From observing the universe's first galaxies and black holes, which are thought to have appeared some 13 billion years ago, to building a detailed tally of the number of habitable planets around nearby stars, astronomers in the United States have developed an ambitious set of projects for the next 10 years.

The once-a-decade report releases Friday represents a two-year effort of consultation and debate to set priorities for the US space-science community, after sorting through hundreds of suggestion regarding major projects and programs researchers would like to undertake.

The document historically has served the blueprint federal agencies such as the National Aeronautics and Space Administration, the National Science Foundation, and the US Department of Energy use for formulating their astronomy and astrophysics budget requests.

To achieve the goals it lays out, the plan includes new ground- and space-based telescopes. It recommends increased support for projects that can be fielded fairly quickly in response to serendipitous discoveries. And it includes calls for closer cooperation among astronomers and astrophysicists in countries worldwide.

"If you look toward the future, we're going to have to be doing more, not less, international coordination and collaboration," says panel member Michael Turner, an astrophysicist at the University of Chicago. "The projects that we're doing are very big, very bold, and very expensive. And the scientific visions that we have are converging."

What the plan wants

The report was released Friday by the National Research Council's Committee for a Decadal Survey of Astronomy and Astrophysics.

On the ground, the committee's highest priority is the Large-Scale Synoptic Telescope, or LSST. It's a 8.4-meter telescope that is designed to photograph the entire sky every three days. Objects in any single patch of sky will get their portraits taken roughly 1,000 times over 10 years. The aim is to detect more rapidly exotic explosions and other transient events that a less exhaustive sky survey might miss.

In space, the top priority is an orbiting infrared telescope, the Wide Field Infrared Survey Telescope, also designed for large, repeated images of the sky high above Earth's atmosphere, which hinders infrared observations from Earth.

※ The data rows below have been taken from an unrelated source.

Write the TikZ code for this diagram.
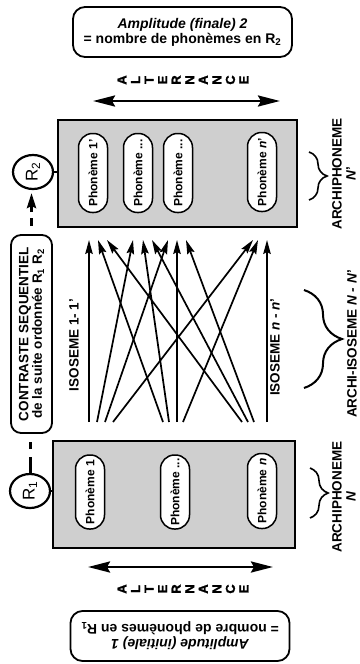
\documentclass[tikz,border=0pt]{standalone}
\usepackage{fontspec}
\setmainfont{Liberation Sans}
\newfontfamily\heavyfont[FakeBold=1.5]{Liberation Sans Bold}
\usetikzlibrary{arrows.meta,shapes.geometric,decorations.pathreplacing}
\begin{document}
\begin{tikzpicture}[x=1pt,y=-1pt,
  every node/.style={inner sep=0pt, outer sep=0pt},
  infobox/.style={draw, line width=1.8pt, rounded corners=12pt, fill=white, align=center,
    minimum width=219pt, minimum height=50pt, font=\fontsize{14}{15}\selectfont\bfseries},
  altletter/.style={rotate=90, font=\fontsize{13}{13}\selectfont\heavyfont},
  dblarrow/.style={line width=2.8pt, {Stealth[length=22pt,width=11pt,inset=3pt]}-{Stealth[length=22pt,width=11pt,inset=3pt]}},
  greybox/.style={draw, line width=2.8pt, fill=black!19},
  pill/.style={draw, line width=1.5pt, fill=white, rounded corners=14pt, rotate=90,
    minimum height=29pt, font=\fontsize{12}{12}\selectfont\bfseries},
  rnode/.style={draw, ellipse, line width=2.2pt, fill=white, rotate=90, minimum width=34pt,
    minimum height=40pt, font=\fontsize{17}{17}\selectfont},
  link/.style={line width=2pt},
  midarrow/.style={line width=1.7pt, -{Stealth[length=14pt,width=7.5pt,inset=2pt]}},
  label/.style={rotate=90, font=\fontsize{13.5}{14}\selectfont\bfseries, align=center},
  bigbrace/.style={decorate, decoration={brace, amplitude=#1}, line width=2pt},
]
\useasboundingbox (0,0) rectangle (359,664);

% top box
\node[infobox] (amp2) at (182.5,32) {\itshape Amplitude (finale) 2\\= nombre de phonèmes en R\textsubscript{2}};
% bottom box (upside down)
\node[infobox, rotate=180] (amp1) at (180,636) {\itshape Amplitude (initiale) 1\\= nombre de phonèmes en R\textsubscript{1}};

% ALTERNANCE top and bottom
\foreach \l [count=\i] in {A,L,T,E,R,N,A,N,C,E} {
  \node[altletter] (altT\i) at ({122+(\i-1)*13.55},80) {\l};
  \node[altletter] (altB\i) at ({122+(\i-1)*13.55},589) {\l};
}
\coordinate (arTL) at (93,101);
\coordinate (arTR) at (280,101);
\coordinate (arBL) at (88,567);
\coordinate (arBR) at (273,567);
\draw[dblarrow] (arTL) -- (arTR);
\draw[dblarrow] (arBL) -- (arBR);

% grey boxes
\node[greybox, minimum width=239pt, minimum height=107pt] (boxT) at (177.5,173.5) {};
\node[greybox, minimum width=242pt, minimum height=107pt] (boxB) at (174,494.5) {};

% phonemes top
\node[pill, minimum width=79pt] (pT1) at (93,173) {Phonème 1'};
\node[pill, minimum width=79pt] (pT2) at (138,173) {Phonème ...};
\node[pill, minimum width=79pt] (pT3) at (178,173) {Phonème ...};
\node[pill, minimum width=79pt] (pT4) at (262,172) {Phonème \textit{n}'};
% phonemes bottom
\node[pill, minimum width=74pt] (pB1) at (90,492) {Phonème 1};
\node[pill, minimum width=74pt] (pB2) at (175,492) {Phonème ...};
\node[pill, minimum width=75pt] (pB3) at (262,491) {Phonème \textit{n}};

% R nodes
\node[rnode] (R2) at (33,172) {R\textsubscript{2}};
\node[rnode] (R1) at (30,491) {R\textsubscript{1}};
\draw[link] (R2.south) -- (R2.south -| boxT.west);
\draw[link] (R1.south) -- (R1.south -| boxB.west);

% contraste
\node[draw, line width=1.8pt, fill=white, rounded corners=10pt, rotate=90, align=center,
  minimum width=198pt, minimum height=41pt, font=\fontsize{13.5}{13.5}\selectfont\bfseries]
  (contr) at (31.5,334) {CONTRASTE SEQUENTIEL\\de la suite ordonnée R\textsubscript{1} R\textsubscript{2}};
\draw[line width=3pt, dash pattern=on 0pt off 9pt on 8pt off 6pt on 40pt,
  -{Stealth[length=15pt,width=9pt,inset=2pt]}, shorten >=4pt] (contr.east) -- (contr.east |- R2.west);
\draw[line width=3pt, dash pattern=on 17pt off 8pt on 7pt off 30pt] (R1.east) -- (R1.east |- contr.west);

% middle arrows
\foreach \i/\bx/\tx in {1/89/89, 2/97/133, 3/105/168, 4/113/253, 5/163/98, 6/169/143, 7/177/177,
  8/183/258, 9/242/107, 10/248/152, 11/254/186, 12/267/267} {
  \coordinate (b\i) at (\bx,422);
  \coordinate (t\i) at (\tx,240);
  \draw[midarrow] (b\i) -- (t\i);
}

% labels
\node[label] (iso1) at (74,345) {ISOSEME 1- 1'};
\node[label] (ison) at (275,347) {ISOSEME \textit{n} - \textit{n}'};
\node[label] (archiT) at (344,174) {ARCHIPHONEME\\\textit{N}'};
\node[label] (archiB) at (344,497) {ARCHIPHONEME\\\textit{N}};
\node[label] (archiI) at (352,344) {ARCHI-ISOSEME \textit{N - N}'};

% braces
\coordinate (brI1) at (304,290);
\coordinate (brI2) at (304,388);
\coordinate (brT1) at (309,152);
\coordinate (brT2) at (309,200);
\coordinate (brB1) at (310,468);
\coordinate (brB2) at (310,518);
\draw[bigbrace=38pt] (brI1) -- (brI2);
\draw[bigbrace=18pt, line width=1.6pt] (brT1) -- (brT2);
\draw[bigbrace=18pt, line width=1.6pt] (brB1) -- (brB2);
\end{tikzpicture}
\end{document}
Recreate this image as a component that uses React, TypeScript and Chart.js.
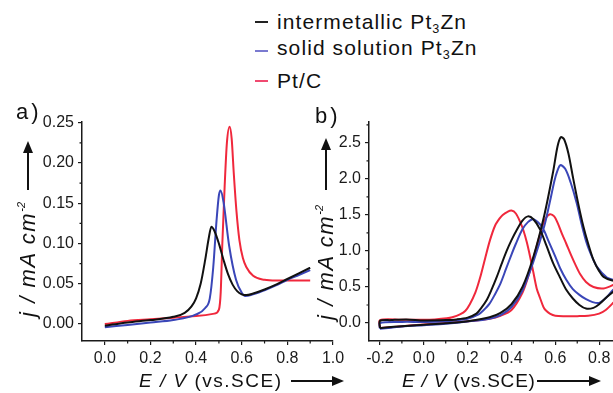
import React, { useEffect, useRef } from "react";
import { Chart, registerables } from "chart.js";

Chart.register(...registerables);

// ---------------- data ----------------
const seriesNames = ["intermetallic Pt3Zn", "solid solution Pt3Zn", "Pt/C"];
const seriesColors = ["#111111", "#3a46b8", "#f0283c"];
const legendColors = ["#222222", "#7a7ad0", "#f04a70"];

// panel a) linear sweep
const aBlackX = [0, 0.1, 0.2, 0.3, 0.35, 0.38, 0.4, 0.42, 0.44, 0.455, 0.467, 0.48, 0.5, 0.52, 0.54, 0.56, 0.58, 0.6, 0.62, 0.65, 0.7, 0.75, 0.8, 0.85, 0.9];
const aBlackY = [-0.002, 0.002, 0.005, 0.009, 0.014, 0.022, 0.032, 0.05, 0.08, 0.106, 0.121, 0.116, 0.1, 0.08, 0.062, 0.049, 0.041, 0.037, 0.036, 0.038, 0.043, 0.049, 0.056, 0.063, 0.07];

const aBlueX = [0, 0.1, 0.2, 0.3, 0.4, 0.44, 0.46, 0.475, 0.49, 0.5, 0.507, 0.52, 0.545, 0.575, 0.6, 0.615, 0.64, 0.7, 0.75, 0.8, 0.85, 0.9];
const aBlueY = [-0.004, -0.001, 0.002, 0.005, 0.012, 0.02, 0.032, 0.07, 0.13, 0.16, 0.166, 0.152, 0.097, 0.055, 0.039, 0.035, 0.036, 0.042, 0.048, 0.055, 0.061, 0.067];

const aRedX = [0, 0.1, 0.2, 0.3, 0.4, 0.48, 0.5, 0.508, 0.515, 0.525, 0.535, 0.547, 0.556, 0.565, 0.577, 0.59, 0.605, 0.62, 0.65, 0.7, 0.75, 0.8, 0.85, 0.9];
const aRedY = [0.0, 0.004, 0.006, 0.008, 0.01, 0.013, 0.018, 0.04, 0.1, 0.17, 0.225, 0.245, 0.23, 0.188, 0.14, 0.104, 0.082, 0.071, 0.06, 0.055, 0.054, 0.054, 0.054, 0.054];

// panel b) cyclic voltammograms (forward then reverse scan)
const bBlackX = [-0.2, -0.15, -0.1, 0.0, 0.1, 0.2, 0.3, 0.35, 0.4, 0.45, 0.5, 0.55, 0.59, 0.61, 0.625, 0.64, 0.66, 0.68, 0.705, 0.728, 0.75, 0.774, 0.8, 0.82, 0.86, 0.9, 0.95,
  0.92, 0.88, 0.835, 0.8, 0.774, 0.74, 0.71, 0.68, 0.65, 0.62, 0.59, 0.56, 0.53, 0.5, 0.475, 0.45, 0.424, 0.4, 0.378, 0.355, 0.333, 0.31, 0.287, 0.26, 0.24, 0.2, 0.15, 0.1, 0.0, -0.08, -0.15, -0.2, -0.2];
const bBlackY = [-0.07, -0.055, -0.045, -0.025, -0.005, 0.025, 0.08, 0.14, 0.26, 0.5, 0.92, 1.5, 2.1, 2.45, 2.58, 2.55, 2.35, 2.03, 1.65, 1.34, 1.1, 0.875, 0.72, 0.64, 0.59, 0.58, 0.6,
  0.55, 0.47, 0.36, 0.26, 0.21, 0.2, 0.25, 0.34, 0.46, 0.64, 0.83, 1.07, 1.3, 1.44, 1.48, 1.42, 1.29, 1.15, 1.0, 0.82, 0.64, 0.47, 0.32, 0.2, 0.13, 0.075, 0.05, 0.04, 0.035, 0.05, 0.04, 0.03, -0.07];

const bBlueX = [-0.2, -0.15, -0.1, 0.0, 0.1, 0.2, 0.3, 0.35, 0.4, 0.45, 0.5, 0.55, 0.58, 0.6, 0.622, 0.645, 0.67, 0.698, 0.72, 0.744, 0.77, 0.79, 0.835, 0.864, 0.9, 0.95,
  0.92, 0.89, 0.864, 0.835, 0.8, 0.77, 0.74, 0.71, 0.68, 0.65, 0.622, 0.6, 0.57, 0.54, 0.5, 0.475, 0.45, 0.42, 0.4, 0.375, 0.35, 0.325, 0.3, 0.27, 0.25, 0.2, 0.1, 0.0, -0.1, -0.2, -0.2];
const bBlueY = [-0.08, -0.065, -0.05, -0.03, -0.01, 0.02, 0.06, 0.11, 0.22, 0.45, 0.85, 1.35, 1.75, 2.02, 2.19, 2.14, 1.95, 1.66, 1.37, 1.1, 0.9, 0.78, 0.63, 0.6, 0.58, 0.6,
  0.56, 0.5, 0.46, 0.36, 0.28, 0.29, 0.33, 0.39, 0.47, 0.6, 0.76, 0.92, 1.13, 1.33, 1.44, 1.4, 1.3, 1.1, 0.95, 0.75, 0.55, 0.4, 0.27, 0.17, 0.12, 0.06, 0.025, 0.015, 0.015, 0.0, -0.08];

const bRedX = [-0.2, -0.1, 0.0, 0.1, 0.2, 0.3, 0.35, 0.4, 0.45, 0.48, 0.5, 0.52, 0.54, 0.555, 0.575, 0.595, 0.612, 0.63, 0.65, 0.668, 0.69, 0.713, 0.74, 0.774, 0.82, 0.864, 0.9, 0.95,
  0.93, 0.9, 0.864, 0.83, 0.8, 0.75, 0.7, 0.65, 0.6, 0.575, 0.555, 0.546, 0.53, 0.515, 0.5, 0.485, 0.47, 0.455, 0.44, 0.42, 0.4, 0.38, 0.36, 0.348, 0.325, 0.302, 0.28, 0.256, 0.235, 0.21, 0.19, 0.165, 0.13, 0.105, 0.05, 0.0, -0.1, -0.2, -0.2];
const bRedY = [-0.07, -0.045, -0.02, 0.0, 0.025, 0.06, 0.1, 0.18, 0.42, 0.68, 0.9, 1.12, 1.33, 1.45, 1.51, 1.48, 1.38, 1.24, 1.1, 0.97, 0.82, 0.68, 0.57, 0.5, 0.48, 0.53, 0.6, 0.68,
  0.55, 0.4, 0.28, 0.18, 0.13, 0.1, 0.095, 0.095, 0.1, 0.13, 0.18, 0.22, 0.35, 0.48, 0.7, 0.92, 1.12, 1.28, 1.4, 1.52, 1.56, 1.54, 1.5, 1.46, 1.35, 1.15, 0.9, 0.62, 0.42, 0.26, 0.17, 0.12, 0.08, 0.065, 0.05, 0.045, 0.045, 0.04, -0.07];

// ticks
const aXTicks = [0, 0.2, 0.4, 0.6, 0.8, 1.0];
const aXMinor = [0.1, 0.3, 0.5, 0.7, 0.9];
const aYTicks = [0, 0.05, 0.1, 0.15, 0.2, 0.25];
const aYMinor = [0.025, 0.075, 0.125, 0.175, 0.225];
const bXTicks = [-0.2, 0, 0.2, 0.4, 0.6, 0.8, 1.0];
const bXMinor = [-0.1, 0.1, 0.3, 0.5, 0.7, 0.9];
const bYTicks = [0, 0.5, 1.0, 1.5, 2.0, 2.5];
const bYMinor = [0.25, 0.75, 1.25, 1.75, 2.25, 2.75];

// ---------------- styling ----------------
const FONT = '"Liberation Sans", Arial, Helvetica, sans-serif';
const AXIS = "#1a1a1a";
const TEXT = "#111111";

const minorTicksPlugin = {
  id: "minorTicks",
  afterDraw(chart: any, _args: any, opts: any) {
    const { ctx, chartArea } = chart;
    const xs = chart.scales.x;
    const ys = chart.scales.y;
    ctx.save();
    ctx.strokeStyle = AXIS;
    ctx.lineWidth = 1.2;
    ctx.beginPath();
    for (const v of opts.x || []) {
      const px = xs.getPixelForValue(v);
      ctx.moveTo(px, chartArea.bottom);
      ctx.lineTo(px, chartArea.bottom + 2.5);
    }
    for (const v of opts.y || []) {
      const py = ys.getPixelForValue(v);
      ctx.moveTo(chartArea.left, py);
      ctx.lineTo(chartArea.left - 2.5, py);
    }
    ctx.stroke();
    ctx.restore();
  },
};

type PanelCfg = {
  series: { x: number[]; y: number[] }[];
  loop: boolean;
  xMin: number; xMax: number; yMin: number; yMax: number;
  xTicks: number[]; xMinor: number[]; yTicks: number[]; yMinor: number[];
  xDec: number; yDec: number;
  yWidth: number;
  padding: { left: number; right: number; top: number; bottom: number };
  left: number; top: number; width: number; height: number;
};

function Panel({ cfg }: { cfg: PanelCfg }) {
  const ref = useRef<HTMLCanvasElement | null>(null);
  useEffect(() => {
    if (!ref.current) return;
    const datasets = cfg.series.map((s, i) => ({
      label: seriesNames[i],
      data: s.x.map((x, k) => ({ x, y: s.y[k] })),
      borderColor: seriesColors[i],
      backgroundColor: seriesColors[i],
      borderWidth: 2,
      pointRadius: 0,
      fill: false,
      tension: cfg.loop ? 0.3 : 0.4,
      cubicInterpolationMode: cfg.loop ? "default" : "monotone",
    }));
    const tickFont = { family: FONT, size: 16 };
    const chart = new Chart(ref.current, {
      type: "line",
      data: { datasets } as any,
      options: {
        responsive: false,
        maintainAspectRatio: false,
        animation: false,
        layout: { padding: cfg.padding },
        plugins: {
          legend: { display: false },
          tooltip: { enabled: false },
          minorTicks: { x: cfg.xMinor, y: cfg.yMinor },
        } as any,
        scales: {
          x: {
            type: "linear",
            min: cfg.xMin,
            max: cfg.xMax,
            afterBuildTicks: (s: any) => { s.ticks = cfg.xTicks.map((v) => ({ value: v })); },
            afterFit: (s: any) => { s.height = 30; },
            ticks: {
              font: tickFont, color: AXIS, padding: 4, maxRotation: 0, autoSkip: false,
              callback: (v: any) => Number(v).toFixed(cfg.xDec),
            },
            grid: { drawOnChartArea: false, drawTicks: true, tickLength: 4, color: AXIS, lineWidth: 1.2 },
            border: { display: true, color: AXIS, width: 1.5 },
          },
          y: {
            type: "linear",
            min: cfg.yMin,
            max: cfg.yMax,
            afterBuildTicks: (s: any) => { s.ticks = cfg.yTicks.map((v) => ({ value: v })); },
            afterFit: (s: any) => { s.width = cfg.yWidth; },
            ticks: {
              font: tickFont, color: AXIS, padding: 4, autoSkip: false,
              callback: (v: any) => Number(v).toFixed(cfg.yDec),
            },
            grid: { drawOnChartArea: false, drawTicks: true, tickLength: 4, color: AXIS, lineWidth: 1.2 },
            border: { display: true, color: AXIS, width: 1.5 },
          },
        },
      } as any,
      plugins: [minorTicksPlugin],
    });
    return () => chart.destroy();
  }, [cfg]);
  return (
    <canvas
      ref={ref}
      width={cfg.width}
      height={cfg.height}
      style={{ position: "absolute", left: cfg.left, top: cfg.top, width: cfg.width, height: cfg.height }}
    />
  );
}

const panelA: PanelCfg = {
  series: [{ x: aBlackX, y: aBlackY }, { x: aBlueX, y: aBlueY }, { x: aRedX, y: aRedY }],
  loop: false,
  xMin: -0.1, xMax: 1.0, yMin: -0.021, yMax: 0.251,
  xTicks: aXTicks, xMinor: aXMinor, yTicks: aYTicks, yMinor: aYMinor,
  xDec: 1, yDec: 2,
  yWidth: 50,
  padding: { left: 32, right: 27, top: 22, bottom: 4 },
  left: 0, top: 100, width: 360, height: 275,
};

const panelB: PanelCfg = {
  series: [{ x: bBlackX, y: bBlackY }, { x: bBlueX, y: bBlueY }, { x: bRedX, y: bRedY }],
  loop: true,
  xMin: -0.25, xMax: 1.0, yMin: -0.25, yMax: 2.79,
  xTicks: bXTicks, xMinor: bXMinor, yTicks: bYTicks, yMinor: bYMinor,
  xDec: 1, yDec: 1,
  yWidth: 45,
  padding: { left: 24, right: 20, top: 22, bottom: 4 },
  left: 300, top: 100, width: 363, height: 275,
};

function Arrow({ length, color = TEXT }: { length: number; color?: string }) {
  return (
    <span style={{ display: "inline-flex", alignItems: "center", width: length, flex: "none" }}>
      <span style={{ flex: 1, height: 2, background: color }} />
      <span
        style={{
          width: 0, height: 0,
          borderLeft: `12px solid ${color}`,
          borderTop: "5px solid transparent",
          borderBottom: "5px solid transparent",
        }}
      />
    </span>
  );
}

function withSub(name: string) {
  const parts = name.split("Pt3Zn");
  if (parts.length === 1) return name;
  return (
    <>
      {parts[0]}Pt<sub style={{ fontSize: "0.6em", verticalAlign: "-0.3em", lineHeight: 0 }}>3</sub>Zn
    </>
  );
}

function XTitle({ left, top, spacing, gap, arrow }: { left: number; top: number; spacing: number; gap: number; arrow: number }) {
  return (
    <div style={{ position: "absolute", left, top, height: 24, display: "flex", alignItems: "center", whiteSpace: "nowrap" }}>
      <span style={{ fontSize: 19, lineHeight: "24px", letterSpacing: spacing }}>
        <i>E</i> <i>/</i> <i>V</i> (vs.SCE)
      </span>
      <span style={{ width: gap, flex: "none" }} />
      <Arrow length={arrow} />
    </div>
  );
}

function YTitle({ cx, cy, width, arrow }: { cx: number; cy: number; width: number; arrow: number }) {
  const h = 28;
  return (
    <div
      style={{
        position: "absolute", left: cx - width / 2, top: cy - h / 2, width, height: h,
        transform: "rotate(-90deg)", display: "flex", alignItems: "center", whiteSpace: "nowrap",
      }}
    >
      <span style={{ fontSize: 22, lineHeight: "28px", fontStyle: "italic", letterSpacing: 1.6 }}>
        j / mA cm<sup style={{ fontSize: "0.5em", verticalAlign: "0.9em", lineHeight: 0, letterSpacing: 0 }}>-2</sup>
      </span>
      <span style={{ flex: 1 }} />
      <Arrow length={arrow} />
    </div>
  );
}

const legendTops = [9, 35, 68];
const legendLineTops = [21, 50, 80];

export default function App() {
  return (
    <div
      style={{
        position: "fixed", left: 0, top: 0, width: 613, height: 393, overflow: "hidden",
        background: "#ffffff", fontFamily: FONT, color: TEXT,
      }}
    >
      <Panel cfg={panelA} />
      <Panel cfg={panelB} />

      {seriesNames.map((n, i) => (
        <React.Fragment key={n}>
          <div style={{ position: "absolute", left: 255, top: legendLineTops[i], width: 13, height: 2, background: legendColors[i] }} />
          <div style={{ position: "absolute", left: 277, top: legendTops[i], height: 26, lineHeight: "26px", fontSize: 21, letterSpacing: 1.1, whiteSpace: "nowrap" }}>
            {withSub(n)}
          </div>
        </React.Fragment>
      ))}

      <div style={{ position: "absolute", left: 16, top: 98, fontSize: 22, lineHeight: "28px", letterSpacing: 3 }}>a)</div>
      <div style={{ position: "absolute", left: 315, top: 102, fontSize: 22, lineHeight: "28px", letterSpacing: 3 }}>b)</div>

      <YTitle cx={28} cy={229} width={176} arrow={49} />
      <YTitle cx={326} cy={229} width={182} arrow={52} />

      <XTitle left={139} top={369} spacing={1.5} gap={8} arrow={53} />
      <XTitle left={402} top={369} spacing={0.8} gap={1} arrow={64} />
    </div>
  );
}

In setting the research themes and picking the projects, "some very tough choices were made," says Roger Blandford, a Stanford University cosmologist who headed the committee.

Of the five decadal surveys, this is the first to try to rigorously estimate future science budgets, then weigh that against cost estimates for the projects they considered, as well as the level of technological development those projects still require, according to Neil deGrasse Tyson, who heads the Hayden Planetarium in New York and also served on the decadal committee.

"This may be the first decade where we have some hope that the [budget] targets estimated will be reached," he said. "In the previous decade, there was a lot of dreaming about: Wouldn't it be great if..."

A new realism

The LSST is a case in point. The LSST essentially swapped places with another major initiative – a giant segmented-mirror telescope – as the committee's top priority. The LSST is a smaller telescope than the two segmented-mirror candidates, the Thirty Meter Telescope and the Giant Magellan Telescope.

In looking at the three, the panel "was deeply impressed with the scientific potential" of the LSST and of the two segmented-mirror candidates, says Timothy Heckman, an astrophysicist at the Johns Hopkins University in Baltimore and a member of the decadal committee.

But "based on the judgment of the committee and the independent assessment we received" from the Aerospace Corporation – which also took part in the process of reorienting NASA's human spaceflight program – "LSST looked like it was ready to go," Dr. Heckman says.

The analysis showed that the project appeared to have no technological gotchas looming, and it matched well with the science themes the panel identified, he says.

Meanwhile, the committee recommended that the National Science Foundation take a 25 percent stake in one of the two the giant segmented-mirror telescope efforts.

That implies some intense politicking ahead as leaders from each try to convince the NSF that their project is the one to back.